The common justification for promoting a weapons industry is that if we fail to serve these "markets," they will be served by others and the huge profits will flow to other economies, as well as the political manipulation that accompanies such access to armaments. So be it.
Are we willing to follow profit wherever it leads? Apparently. Is it a sustainable philosophy to turn away from peace in the name of that profit? The armament industry would have us think so. Are we so suspect of our ability to lead that we must join the followers? Is greed so deeply ingrained in our national fabric that we can no longer make the case for schools over gunships? Having stood off Russia, are we so fearful of small-time dictators that we cave-in to their demand for guns? Will we face those guns in another Bosnia, Rwanda, Iraq (again) or North Korea? Are we so bankrupt of leadership that we have little to offer but the failed diplomacy of weaponry? Pretty depressing scenarios.
Money spent on weapons serves nothing but the power of those who control the weapons and profit to those who build them. Such money merely provides power over the powerless, lays no bricks, plows no fields, feeds no hungry and educates none who thirst for knowledge. Every dollar or kopek or dinar spent drives the poor more securely into poverty and lifts the rich further out of reach above them.

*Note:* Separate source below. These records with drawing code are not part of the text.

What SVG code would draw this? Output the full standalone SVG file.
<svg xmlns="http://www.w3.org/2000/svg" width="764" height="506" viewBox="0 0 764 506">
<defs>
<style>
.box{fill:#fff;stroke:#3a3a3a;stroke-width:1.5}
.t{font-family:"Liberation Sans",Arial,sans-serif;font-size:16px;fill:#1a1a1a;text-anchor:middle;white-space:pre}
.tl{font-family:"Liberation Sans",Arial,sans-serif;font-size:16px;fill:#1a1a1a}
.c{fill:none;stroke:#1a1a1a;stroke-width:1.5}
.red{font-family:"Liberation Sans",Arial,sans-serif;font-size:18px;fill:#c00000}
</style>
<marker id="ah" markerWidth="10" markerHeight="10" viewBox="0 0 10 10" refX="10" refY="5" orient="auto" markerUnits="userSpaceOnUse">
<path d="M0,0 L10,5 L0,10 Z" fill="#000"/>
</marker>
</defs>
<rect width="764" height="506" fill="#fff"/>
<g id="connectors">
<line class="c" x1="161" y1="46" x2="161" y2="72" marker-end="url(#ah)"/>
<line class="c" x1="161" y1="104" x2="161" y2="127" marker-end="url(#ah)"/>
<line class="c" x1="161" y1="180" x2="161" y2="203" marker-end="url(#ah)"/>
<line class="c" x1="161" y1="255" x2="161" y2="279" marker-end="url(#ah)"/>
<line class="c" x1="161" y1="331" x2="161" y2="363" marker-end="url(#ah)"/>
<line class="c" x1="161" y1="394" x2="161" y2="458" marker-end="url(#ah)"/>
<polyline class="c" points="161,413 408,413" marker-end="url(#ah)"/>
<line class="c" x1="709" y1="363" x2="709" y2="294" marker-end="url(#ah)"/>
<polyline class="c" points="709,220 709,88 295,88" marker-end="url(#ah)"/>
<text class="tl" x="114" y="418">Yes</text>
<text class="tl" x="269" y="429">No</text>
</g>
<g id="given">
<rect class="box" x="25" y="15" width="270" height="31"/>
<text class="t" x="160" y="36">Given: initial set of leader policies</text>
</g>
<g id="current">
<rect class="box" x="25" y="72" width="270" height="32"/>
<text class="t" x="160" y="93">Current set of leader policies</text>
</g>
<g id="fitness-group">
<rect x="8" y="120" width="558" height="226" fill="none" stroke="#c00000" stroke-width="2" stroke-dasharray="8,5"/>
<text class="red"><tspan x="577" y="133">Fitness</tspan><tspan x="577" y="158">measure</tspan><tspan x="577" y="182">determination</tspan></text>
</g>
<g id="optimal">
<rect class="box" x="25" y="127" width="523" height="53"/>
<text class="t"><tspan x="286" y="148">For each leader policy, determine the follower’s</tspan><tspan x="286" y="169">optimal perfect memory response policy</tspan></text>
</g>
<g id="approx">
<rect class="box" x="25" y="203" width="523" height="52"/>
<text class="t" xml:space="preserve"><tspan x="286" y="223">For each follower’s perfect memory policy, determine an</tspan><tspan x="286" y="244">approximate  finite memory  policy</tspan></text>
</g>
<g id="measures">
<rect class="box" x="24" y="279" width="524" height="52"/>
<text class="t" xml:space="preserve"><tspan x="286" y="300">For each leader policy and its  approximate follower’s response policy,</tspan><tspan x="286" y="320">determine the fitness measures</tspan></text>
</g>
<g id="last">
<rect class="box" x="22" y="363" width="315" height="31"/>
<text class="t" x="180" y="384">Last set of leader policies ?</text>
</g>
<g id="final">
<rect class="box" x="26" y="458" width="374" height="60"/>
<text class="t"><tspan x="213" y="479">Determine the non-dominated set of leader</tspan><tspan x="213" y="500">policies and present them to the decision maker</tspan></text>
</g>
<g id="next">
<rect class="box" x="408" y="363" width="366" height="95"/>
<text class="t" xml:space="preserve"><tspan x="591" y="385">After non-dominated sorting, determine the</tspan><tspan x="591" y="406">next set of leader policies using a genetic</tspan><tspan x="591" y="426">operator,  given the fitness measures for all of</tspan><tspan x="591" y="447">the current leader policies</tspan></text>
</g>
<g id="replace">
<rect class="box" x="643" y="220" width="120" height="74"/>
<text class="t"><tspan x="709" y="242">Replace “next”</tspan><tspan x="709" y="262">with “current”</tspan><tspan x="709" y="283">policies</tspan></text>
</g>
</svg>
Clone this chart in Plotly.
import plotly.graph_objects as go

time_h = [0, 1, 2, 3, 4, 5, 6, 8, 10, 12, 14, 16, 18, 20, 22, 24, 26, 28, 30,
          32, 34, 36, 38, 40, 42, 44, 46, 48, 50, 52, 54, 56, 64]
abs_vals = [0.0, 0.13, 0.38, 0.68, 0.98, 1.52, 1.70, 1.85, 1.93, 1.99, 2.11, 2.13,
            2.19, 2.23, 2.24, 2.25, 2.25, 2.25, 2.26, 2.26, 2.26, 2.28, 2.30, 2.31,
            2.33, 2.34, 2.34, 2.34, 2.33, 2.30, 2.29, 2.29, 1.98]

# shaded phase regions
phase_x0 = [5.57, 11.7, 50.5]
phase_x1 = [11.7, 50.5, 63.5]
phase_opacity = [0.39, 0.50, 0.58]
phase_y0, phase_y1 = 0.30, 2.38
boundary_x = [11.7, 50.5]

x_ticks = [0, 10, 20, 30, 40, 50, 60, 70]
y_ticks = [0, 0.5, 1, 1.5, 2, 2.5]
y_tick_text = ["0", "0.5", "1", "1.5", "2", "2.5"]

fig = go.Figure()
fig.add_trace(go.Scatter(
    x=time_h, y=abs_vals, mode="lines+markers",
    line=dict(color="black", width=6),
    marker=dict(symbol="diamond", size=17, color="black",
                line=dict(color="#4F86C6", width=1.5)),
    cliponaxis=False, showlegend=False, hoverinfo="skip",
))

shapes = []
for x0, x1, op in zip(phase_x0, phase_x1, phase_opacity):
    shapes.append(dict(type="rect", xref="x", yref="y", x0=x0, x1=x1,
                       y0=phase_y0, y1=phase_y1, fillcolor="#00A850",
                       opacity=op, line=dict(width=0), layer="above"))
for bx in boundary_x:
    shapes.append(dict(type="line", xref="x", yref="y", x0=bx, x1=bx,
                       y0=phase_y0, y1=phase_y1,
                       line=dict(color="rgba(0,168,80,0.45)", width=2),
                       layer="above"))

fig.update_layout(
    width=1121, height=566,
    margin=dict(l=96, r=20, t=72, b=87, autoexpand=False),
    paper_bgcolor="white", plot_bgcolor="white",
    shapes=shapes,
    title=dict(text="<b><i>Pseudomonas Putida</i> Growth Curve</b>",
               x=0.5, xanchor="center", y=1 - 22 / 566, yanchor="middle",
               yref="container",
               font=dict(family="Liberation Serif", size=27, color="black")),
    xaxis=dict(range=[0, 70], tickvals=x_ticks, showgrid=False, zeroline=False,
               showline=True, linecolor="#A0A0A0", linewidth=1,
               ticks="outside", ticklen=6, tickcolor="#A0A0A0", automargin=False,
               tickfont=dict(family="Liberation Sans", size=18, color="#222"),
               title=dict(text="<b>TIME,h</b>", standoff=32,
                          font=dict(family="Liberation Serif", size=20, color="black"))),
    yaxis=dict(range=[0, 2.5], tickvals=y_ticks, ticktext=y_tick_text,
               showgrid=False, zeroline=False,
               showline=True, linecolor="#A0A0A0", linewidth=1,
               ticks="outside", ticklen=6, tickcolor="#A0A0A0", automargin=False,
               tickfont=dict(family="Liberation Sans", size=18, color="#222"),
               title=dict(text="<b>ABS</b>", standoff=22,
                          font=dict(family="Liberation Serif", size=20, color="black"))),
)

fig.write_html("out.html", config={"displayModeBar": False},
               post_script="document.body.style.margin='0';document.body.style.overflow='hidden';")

It is significant to note that a general, who knew more than most about weaponry, chose to provide development funds for a war-ravaged Europe. The Marshall Plan bought peace and prosperity in place of terrorism and hunger. A victor rebuilding. A thought apparently so pure it has never been duplicated and what a sad comment that is on the progress of man.
The emerging nations of the world are already awash in weapons, all held in the hands of those who stand over their citizens. There is no peaceful hope for Kurds against Saddam Hussein's gunships, no rising from the suffocating hardship of the world's powerless against a military or police state. In their anguish against such force, Palestinians and Algerians and whoever else, are crushed and in desperation turn themselves into human bombs. In the aftermath of those bombings, we make statements from a hoked-up stage of rhetoric, a stage where we control the sets and lighting and titillate the audience with the subversion of our weaponry. What goes 'round comes 'round and there's a terrible harvest to be reaped.
It may well be time to bring our arms dealers and diplomats home from their exhortations and begin to create a Latin American policy built upon the rewards of peace and prosperity. Billions for the Columbian Army will solve nothing. Indeed, a similar policy in the Middle East and elsewhere might well bring an understanding that, having pulled back from a financially devastated Russia, we are unwilling to export the financial privations and despotism of cold wars to other nations.
A nation that claims leadership cannot mouth the words of world peace and profit at the same time from world armament. Nor can we forever clean up after such a policy.